朝日新聞記事は、25日付け社会面です。リード文「特定秘密保護法を作った安部政権は、集団的自衛権の行使容認、憲法改正へむけて突き進んでいる。東京・新宿で上演されている井上ひさし作「太鼓たたいて笛吹いて」。従軍記者から戦後、反戦小説家となった林芙美子を演じる大竹しのぶさん(56)は、あの時代が今の時代にかさなってみえるという。」

内容には、大竹しのぶの秘密法への反対の言葉と自分の原発への無関心への反省があります。それと作品の中の芙美子の言葉があります。
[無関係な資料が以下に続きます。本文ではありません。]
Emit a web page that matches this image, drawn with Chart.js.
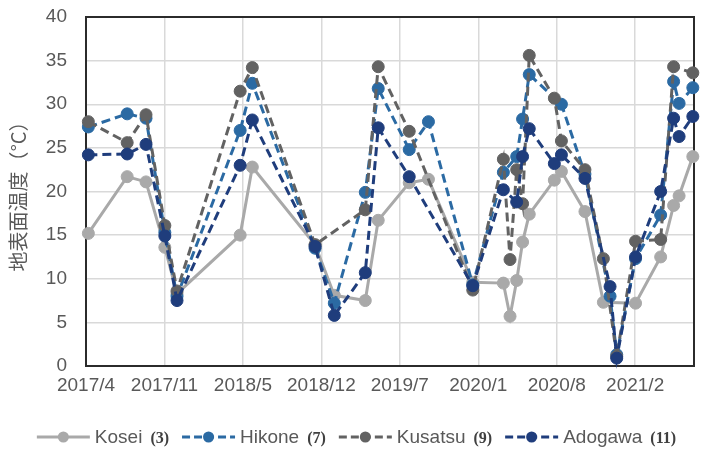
<!DOCTYPE html>
<html>
<head>
<meta charset="utf-8">
<script src="https://cdn.jsdelivr.net/npm/chart.js@4.4.1/dist/chart.umd.min.js"></script>
<style>
  html, body { margin: 0; padding: 0; background: #ffffff; }
  #wrap { width: 713px; height: 450px; }
</style>
</head>
<body>
<div id="wrap"><canvas id="chart" width="713" height="450"></canvas></div>
<script>
// X axis: day offsets from the first tick, one tick every 200 days
const tickLabels = ['2017/4', '2017/11', '2018/5', '2018/12', '2019/7', '2020/1', '2020/8', '2021/2'];
const axisStartDate = '2017-04-25';
const tickStepDays = 200;
const axisEndDays = 1550;

// Land surface temperature (°C) per station and observation date
const koseiDates = ['2017-05-01','2017-08-08','2017-09-25','2017-11-12','2017-12-13','2018-05-23','2018-06-23','2018-11-30','2019-01-18','2019-04-07','2019-05-10','2019-07-28','2019-09-15','2020-01-06','2020-03-24','2020-04-10','2020-04-27','2020-05-12','2020-05-29','2020-08-01','2020-08-19','2020-10-18','2020-12-04','2021-02-24','2021-04-29','2021-06-01','2021-06-15','2021-07-20'];
const koseiTemps = [15.2, 21.7, 21.1, 13.6, 8.3, 15.0, 22.8, 13.9, 8.1, 7.5, 16.7, 21.0, 21.4, 9.6, 9.5, 5.7, 9.8, 14.2, 17.4, 21.3, 22.3, 17.7, 7.3, 7.2, 12.5, 18.4, 19.5, 24.0];

const hikoneDates = ['2017-05-01','2017-08-08','2017-09-25','2017-11-12','2017-12-13','2018-05-23','2018-06-23','2018-11-30','2019-01-18','2019-04-07','2019-05-10','2019-07-28','2019-09-15','2020-01-06','2020-03-24','2020-04-27','2020-05-12','2020-05-29','2020-08-19','2020-10-18','2020-12-21','2021-01-07','2021-02-24','2021-04-29','2021-06-01','2021-06-15','2021-07-20'];
const hikoneTemps = [27.4, 28.9, 28.4, 15.3, 8.0, 27.0, 32.4, 13.5, 7.2, 19.9, 31.8, 24.8, 28.0, 9.3, 22.2, 24.0, 28.3, 33.4, 30.0, 22.0, 8.0, 1.3, 12.3, 17.3, 32.6, 30.1, 31.9];

const kusatsuDates = ['2017-05-01','2017-08-08','2017-09-25','2017-11-12','2017-12-13','2018-05-23','2018-06-23','2018-11-30','2019-04-07','2019-05-10','2019-07-28','2020-01-06','2020-03-24','2020-04-10','2020-04-27','2020-05-12','2020-05-29','2020-08-01','2020-08-19','2020-10-18','2020-12-04','2021-01-07','2021-02-24','2021-04-29','2021-06-01','2021-07-20'];
const kusatsuTemps = [28.0, 25.6, 28.8, 16.1, 8.6, 31.5, 34.2, 13.9, 17.9, 34.3, 26.9, 8.7, 23.7, 12.2, 22.5, 18.6, 35.6, 30.7, 25.8, 22.5, 12.3, 1.1, 14.3, 14.5, 34.3, 33.6];

const adogawaDates = ['2017-05-01','2017-08-08','2017-09-25','2017-11-12','2017-12-13','2018-05-23','2018-06-23','2018-11-30','2019-01-18','2019-04-07','2019-05-10','2019-07-28','2020-01-06','2020-03-24','2020-04-27','2020-05-12','2020-05-29','2020-08-01','2020-08-19','2020-10-18','2020-12-21','2021-01-07','2021-02-24','2021-04-29','2021-06-01','2021-06-15','2021-07-20'];
const adogawaTemps = [24.2, 24.3, 25.4, 14.9, 7.5, 23.0, 28.2, 13.7, 5.8, 10.7, 27.3, 21.7, 9.2, 20.2, 18.8, 24.0, 27.2, 23.2, 24.2, 21.5, 9.1, 0.9, 12.5, 20.0, 28.4, 26.3, 28.6];

const DAY_MS = 86400000;
const startMs = Date.parse(axisStartDate + 'T00:00:00Z');
const toDay = d => Math.round((Date.parse(d + 'T00:00:00Z') - startMs) / DAY_MS);
const toPoints = (dates, temps) => dates.map((d, i) => ({ x: toDay(d), y: temps[i] }));

function series(label, dates, temps, color, dashed, order) {
  return {
    label,
    data: toPoints(dates, temps),
    borderColor: color,
    backgroundColor: color,
    pointBackgroundColor: color,
    pointBorderColor: color,
    borderWidth: 3,
    borderDash: dashed ? [9, 5] : [],
    pointRadius: 6,
    pointHoverRadius: 6,
    pointBorderWidth: 1,
    tension: 0,
    clip: false,
    order
  };
}

const datasets = [
  series('Kosei (3)', koseiDates, koseiTemps, '#A9A9A9', false, 4),
  series('Hikone (7)', hikoneDates, hikoneTemps, '#2B6AA3', true, 3),
  series('Kusatsu (9)', kusatsuDates, kusatsuTemps, '#626262', true, 2),
  series('Adogawa (11)', adogawaDates, adogawaTemps, '#1F3D7C', true, 1)
];

const FONT = '"Liberation Sans", "Noto Sans CJK JP", sans-serif';
const TEXT = '#595959';

// Dark frame around the plot area, drawn under the series
const framePlugin = {
  id: 'frame',
  beforeDatasetsDraw(chart) {
    const { ctx, chartArea: a } = chart;
    ctx.save();
    ctx.strokeStyle = '#2b2b2b';
    ctx.lineWidth = 2;
    ctx.strokeRect(a.left, a.top, a.right - a.left, a.bottom - a.top);
    ctx.restore();
  }
};

// Legend row: line sample with a marker, the station name, then its number in a smaller bold face
const legendPlugin = {
  id: 'lineLegend',
  afterDraw(chart) {
    const { ctx } = chart;
    const lineLen = 53, gapText = 5, gapNum = 8, gapItem = 13, y = 437;
    const nameFont = '19px ' + FONT;
    const numFont = 'bold 16px "Liberation Serif", serif';
    ctx.save();
    const items = chart.data.datasets.map(ds => {
      const m = ds.label.match(/^(.*?)\s*(\(.*\))$/);
      const name = m ? m[1] : ds.label;
      const num = m ? m[2] : '';
      ctx.font = nameFont;
      const wName = ctx.measureText(name).width;
      ctx.font = numFont;
      const wNum = ctx.measureText(num).width;
      return { ds, name, num, wName, wNum, w: lineLen + gapText + wName + gapNum + wNum };
    });
    const total = items.reduce((s, it) => s + it.w, 0) + gapItem * (items.length - 1);
    let x = (chart.width - total) / 2;
    items.forEach(it => {
      const ds = it.ds;
      ctx.strokeStyle = ds.borderColor;
      ctx.lineWidth = 3;
      ctx.setLineDash(ds.borderDash.length ? [8, 4] : []);
      ctx.beginPath();
      ctx.moveTo(x, y);
      ctx.lineTo(x + lineLen, y);
      ctx.stroke();
      ctx.setLineDash([]);
      ctx.fillStyle = ds.borderColor;
      ctx.beginPath();
      ctx.arc(x + lineLen / 2, y, 5.5, 0, Math.PI * 2);
      ctx.fill();
      ctx.fillStyle = TEXT;
      ctx.textBaseline = 'middle';
      ctx.textAlign = 'left';
      ctx.font = nameFont;
      ctx.fillText(it.name, x + lineLen + gapText, y + 1);
      ctx.fillStyle = '#404040';
      ctx.font = numFont;
      ctx.fillText(it.num, x + lineLen + gapText + it.wName + gapNum, y + 2);
      x += it.w + gapItem;
    });
    ctx.restore();
  }
};

new Chart(document.getElementById('chart'), {
  type: 'line',
  data: { datasets },
  options: {
    responsive: false,
    animation: false,
    devicePixelRatio: 1,
    layout: { padding: { top: 17, right: 19, bottom: 54, left: 0 } },
    plugins: {
      legend: { display: false },
      tooltip: { enabled: false }
    },
    scales: {
      x: {
        type: 'linear',
        min: 0,
        max: axisEndDays,
        afterFit: s => { s.height = 30; },
        afterBuildTicks: s => { s.ticks = tickLabels.map((_, i) => ({ value: i * tickStepDays })); },
        ticks: {
          autoSkip: false,
          maxRotation: 0,
          padding: 8,
          color: TEXT,
          font: { family: FONT, size: 19 },
          callback: (v, i) => tickLabels[i]
        },
        grid: { color: '#D9D9D9', lineWidth: 1.5, drawTicks: false },
        border: { display: false }
      },
      y: {
        min: 0,
        max: 40,
        afterFit: s => { s.width = 86; s.paddingTop = 0; s.paddingBottom = 0; },
        ticks: {
          stepSize: 5,
          padding: 19,
          color: TEXT,
          font: { family: FONT, size: 19 }
        },
        grid: { color: '#D9D9D9', lineWidth: 1.5, drawTicks: false },
        border: { display: false },
        title: {
          display: true,
          text: '地表面温度（°C）',
          color: TEXT,
          font: { family: '"Noto Sans CJK JP", sans-serif', size: 20 },
          padding: { top: 6, bottom: 0 }
        }
      }
    }
  },
  plugins: [framePlugin, legendPlugin]
});
</script>
</body>
</html>
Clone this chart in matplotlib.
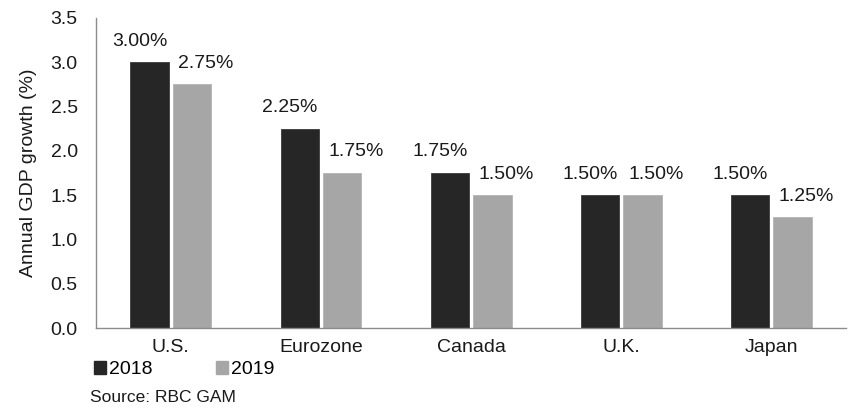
import numpy as np
import matplotlib.pyplot as plt
from matplotlib.patches import Patch

plt.rcParams['font.family'] = ['Liberation Sans', 'DejaVu Sans']

# GDP growth forecasts by region
regions = ['U.S.', 'Eurozone', 'Canada', 'U.K.', 'Japan']
growth_2018 = [3.00, 2.25, 1.75, 1.50, 1.50]
growth_2019 = [2.75, 1.75, 1.50, 1.50, 1.25]
years = ['2018', '2019']

dark = '#262626'
light = '#a6a6a6'
fs = 14

fig = plt.figure(figsize=(8.48, 4.07), dpi=100)
ax = fig.add_axes([0.113, 0.194, 0.885, 0.762])

x = np.arange(len(regions))
w = 0.255
b1 = ax.bar(x - 0.142, growth_2018, width=w, color=dark, edgecolor='#3a3a3a', linewidth=0.6)
b2 = ax.bar(x + 0.142, growth_2019, width=w, color=light, edgecolor='#b4b4b4', linewidth=0.6)

# value labels, offset sideways like the spreadsheet original
for rect, v in zip(b1, growth_2018):
    ax.annotate(f'{v:.2f}%', (rect.get_x() + rect.get_width() / 2, v),
                xytext=(-7, 9), textcoords='offset points',
                ha='center', va='bottom', fontsize=fs, color='#1a1a1a')
for rect, v in zip(b2, growth_2019):
    ax.annotate(f'{v:.2f}%', (rect.get_x() + rect.get_width() / 2, v),
                xytext=(10, 9), textcoords='offset points',
                ha='center', va='bottom', fontsize=fs, color='#1a1a1a')

ax.set_xlim(-0.5, 4.5)
ax.set_ylim(0, 3.5)
ax.set_yticks(np.arange(0, 3.51, 0.5))
ax.set_yticklabels([f'{t:.1f}' for t in np.arange(0, 3.51, 0.5)])
ax.set_xticks(x)
ax.set_xticklabels(regions)
ax.tick_params(length=0, labelsize=fs, colors='#1a1a1a')
ax.tick_params(axis='y', pad=13)
ax.tick_params(axis='x', pad=8)

for s in ['top', 'right']:
    ax.spines[s].set_visible(False)
for s in ['left', 'bottom']:
    ax.spines[s].set_color('#8c8c8c')
    ax.spines[s].set_linewidth(1.0)

ax.set_ylabel('Annual GDP growth (%)', fontsize=fs, color='#1a1a1a', labelpad=10)

handles = [Patch(color=dark), Patch(color=light)]
fig.legend(handles, years, loc='upper left', bbox_to_anchor=(0.111, 0.112),
           ncol=2, frameon=False, fontsize=fs, handlelength=0.6, handleheight=0.6,
           handletextpad=0.15, columnspacing=3.3, borderpad=0, borderaxespad=0)

fig.text(0.106, 0.012, 'Source: RBC GAM', fontsize=12.5, color='#1a1a1a')

fig.savefig('out.png', dpi=100)
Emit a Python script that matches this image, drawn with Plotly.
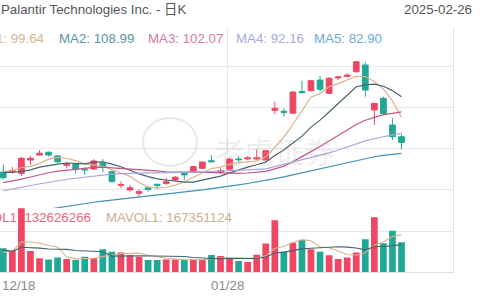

新聞の同じページには、安部政権への疑問の声が紹介されています。
私は、「太鼓たたいて笛ふいて」を図書館で借りて読もうと思ってます。

桐野夏生「柔らかな頬」感想)
面白いかつ不思議な小説だ。
面白いというのは、5歳の女の子の失踪のなぞというメーンテーマの周りに、不倫やロリコンや犯罪を欲しがる警官や不気味な美しい老女がちりばめられてそれぞれが興味ぶかいことだった。特にホストクラブの様子が面白かった。知らない世界なので。それぞれの描写で主人公が変わる連作のような雰囲気もある。
不思議と言うのは、5歳の女の子の失踪の真相が、明確に示されないことだ。死に面した強欲警察官の幻想?が真相を暗示するということで終わっていて不思議な気がする。心が落ち着かない。
残虐記」と似た点もある。幼い女の子は、実は気持ちは大人なのだという点。作者は早熟でかつ幼いころをよく覚えている人なのだろう。